Ketiga, katakan saja presiden Amerika mundur dari Irak, siapa bisa memastikan ekonomi negara itu langsung akan pulih? Perang sudah dengan kejam menghancurkan segalanya. Infrastruktur di Irak sudah hancur. Utang luar negeri nenara itu mencapai US$125 miliar. Dan yang lebih parah, di dalam Irak sendiri ada faksi-faksi yang belum tentu akan langsung saling bergandengan tangan membangun kembali negeri itu. Di luar itu, siapa yang membentuk pemerintahan Irak sekarang? Amerika, bukan? Apakah rakyat Irak akan “happy” dengan pemerintahan sekarang kalau Amerika sudah hengkang? Kalau mereka tidak happy, apakah pemerintahan dan kehidupan bernegara akan stabil? Kalau di Irak ada sejumlah faksi yang saling berseberangan, bisakah mereka duduk bersama mengelola negara? Silakan jawab sendiri.

Keempat, kalau pasukan koalisi nanti mundur, bagaimana dengan persoalan “lama” dengan perbatasan? Iran yang pamornya di tingkat internasional kian melambung adalah tetangga dekat yang banyak punya persoalan dengan Irak, terutama menyangkut perkara-perkara kriminal di daerah perbatasan.

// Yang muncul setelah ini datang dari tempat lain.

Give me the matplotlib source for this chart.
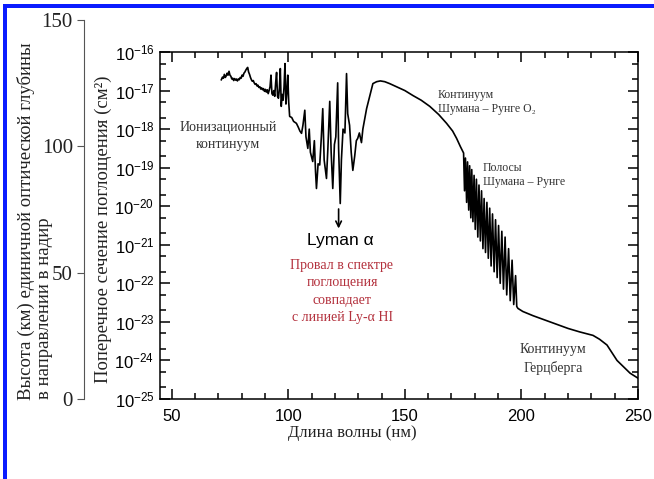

Kelima, saat ini dinar bukanlah mata uang yang diperdagangkan bebas karena keputusan bank sentral setempat. Lihat saja, apakah ada perdagangan dinar antarbank? Apakah dinar masuk dalam papan-papan perdagangan di bursa-bursa dunia? Tentu saja bank sentral setempat punya banyak pertimbangan, ekonomi dan politik, mengapa tidak membebaskan saja perdagangan mata uangnya dan secara ekonomi keputusan itu pasti mendapatkan banyak dukungan. Pada titik ini ada banyak pertanyaan yang bisa dikemukakan, tetapi saya hanya ingin mengajak Anda berpikir praktis dan sederhana saja. Katakan saja nilai dinar yang Anda pegang kelak naik. Lantas kepada siapa Anda akan menjualnya? Apakah “Bandar” Anda (atau situs internet yang menjual) akan mau membeli kembali? Kalau mau, bukankah aneh karena ada pedagang yang menjual murah untuk kemudian membeli pada harga yang mahal? Kalau mau menjual ke bank, bank mana yang berani membeli kalau bank sentral Irak menyatakan bahwa dinar Irak tidak untuk diperdagangkan?

Nah, silakan Anda menimbang-nimbang sendiri untung dan rugi investasi pada dinar. Saya sendiri, kalau ada modal dan punya akses terhadap sumber dinar, tentu akan memilih menjadi penjual dinar saat ini karena pasarnya memang sedang hot.[her]

* Her Suharyanto adalah penulis lepas dan editor ekonomi. Ia dapat dihubungi di: her_suharyanto@hotmail.com.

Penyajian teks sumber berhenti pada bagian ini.